|
Texto Anterior | Índice
CIÊNCIA
Médicos justificam emprego de substâncias inócuas, em vez de remédios, em estudos sobre tratamentos de Aids
Uso de gestantes-cobaias é aprovado
DANIELA SANDLER
da Reportagem Local
O uso de placebos (substâncias
inócuas) em vez de medicamentos
em pesquisas com gestantes portadoras de HIV foi considerado eticamente correto por um consenso
entre pesquisadores, médicos e administradores de saúde nos EUA.
Segundo a declaração desses
profissionais, publicada no sábado
na revista médica britânica "The
Lancet", o procedimento, que causou controvérsia, é justificado "em
certas circunstâncias".
Outros médicos acham que nada
justifica que pessoas recebam
substâncias inócuas quando a medicação para tratá-las é conhecida.
O debate que motivou a declaração começou em 1997, quando a
revista norte-americana "The New
England Journal of Medicine" publicou textos condenando o uso de
placebos em testes feitos em países
subdesenvolvidos.
"Única alternativa"
Os testes foram feitos na Tailândia, em Burkina Fasso e na Costa
do Marfim, e seus resultados foram publicados na mesma edição
da revista "The Lancet" em que
aparece a declaração.
Nesses testes, os pesquisadores
queriam saber se o uso de zidovudina (conhecida pelo nome comercial de AZT) por curtos períodos reduziria o risco de o recém-nascido ser infectado pelo HIV durante o parto.
Em outras palavras, queriam saber se pouco AZT é melhor do que
nenhum AZT. Para isso, escolheram, ao acaso, um grupo de controle entre as gestantes soropositivas estudadas. Esse grupo recebeu
placebo -substâncias sem efeito.
Os pesquisadores concluíram
que o tratamento com AZT por
uma média de 20 dias reduziu em
50% o risco de a mãe transmitir
HIV ao filho.
A cientista norte-americana Catherine Wilfert, co-autora da declaração favorável ao placebo, disse à Folha que não havia outra maneira de provar a eficácia do tratamento curto, e que esse tratamento
é a única alternativa em países pobres, onde o governo não tem como fornecer medicamentos por
períodos mais longos.
A pesquisadora norte-americana
Marcia Angell havia argumentado
na "New England", em 1997, que
testes que comparem dois tratamentos só são justificados quando
não há certeza sobre qual procedimento é melhor.
Para ela, o placebo só é justificado quando não existe nenhum tratamento efetivo conhecido, apenas
tratamentos ainda não-testados.
O médico Marco Segre, membro
da Comissão Nacional de Ética em
Pesquisa, disse à Folha que um benefício coletivo obtido por pesquisas com placebo não pode prevalecer sobre a vida do indivíduo.

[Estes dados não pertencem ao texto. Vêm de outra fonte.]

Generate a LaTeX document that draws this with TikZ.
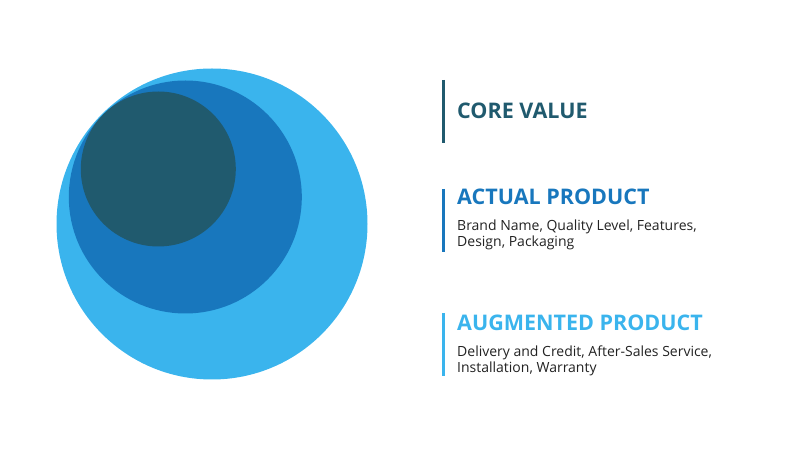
\documentclass[tikz,border=0pt]{standalone}
\usepackage{fontspec}
\setmainfont{Open Sans}
\definecolor{coreteal}{HTML}{205A6E}
\definecolor{actualblue}{HTML}{1877BD}
\definecolor{augblue}{HTML}{3AB4ED}
\definecolor{bodygray}{HTML}{222222}
\tikzset{my circle/.style={circle, inner sep=0pt, minimum size=#1},
my title/.style={anchor=base west, inner sep=0pt, font=\fontsize{21.5}{21.5}\selectfont\bfseries},
my body/.style={anchor=base west, inner sep=0pt, align=left, text=bodygray, font=\fontsize{14}{16}\selectfont},
my bar/.style={line width=3pt},}

\begin{document}
\begin{tikzpicture}[x=1pt,y=-1pt]
\useasboundingbox (0,0) rectangle (796,454);
\node [my circle=311pt,fill=augblue] (augmented) at (212.0,224.0) {};
\node [my circle=233pt,fill=actualblue] (actual) at (185.3,197.0) {};
\node [my circle=155pt,fill=coreteal] (core) at (158.3,169.0) {};
\draw [my bar,coreteal] (443.5, 80.0) -- (443.5,143.0);
\draw [my bar,actualblue] (443.5,189.0) -- (443.5,252.0);
\draw [my bar,augblue] (443.5,313.0) -- (443.5,376.0);
\node [my title,text=coreteal] (core title) at (457.0,119.0) {CORE VALUE};
\node [my title,text=actualblue] (actual title) at (457.0,205.0) {ACTUAL PRODUCT};
\node [my body] (actual text) at (457.0,247.0) {Brand Name, Quality Level, Features,\\Design, Packaging};
\node [my title,text=augblue] (augmented title) at (457.0,331.0) {AUGMENTED PRODUCT};
\node [my body] (augmented text) at (457.0,373.0) {Delivery and Credit, After-Sales Service,\\Installation, Warranty};
\end{tikzpicture}
\end{document}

Para Cláudio Cohen, professor
de bioética da Faculdade de Medicina da USP (Universidade de São
Paulo), "se a pesquisa implica risco
de vida, deixa de ser ética".
Ele chamou a atenção para o fato
de os testes terem sido feitos em
países subdesenvolvidos. "Em países desenvolvidos, você não pode
fazer pesquisa científica sem passar por comissões de ética."
Segundo Pedro Paulo Monteleone, presidente do Conselho Regional de Medicina do Estado de São
Paulo, uma pesquisa do gênero
não seria aprovada no Brasil.
Guido Levi, do Instituto de Infectologia Emílio Ribas, disse que as
gestantes dos países onde foram
feitas as pesquisas não teriam recebido nada se não fossem os estudos. "Não se pode dizer rigidamente que a pesquisa seja antiética. É antiético que, em alguns lugares, ela seja a única opção."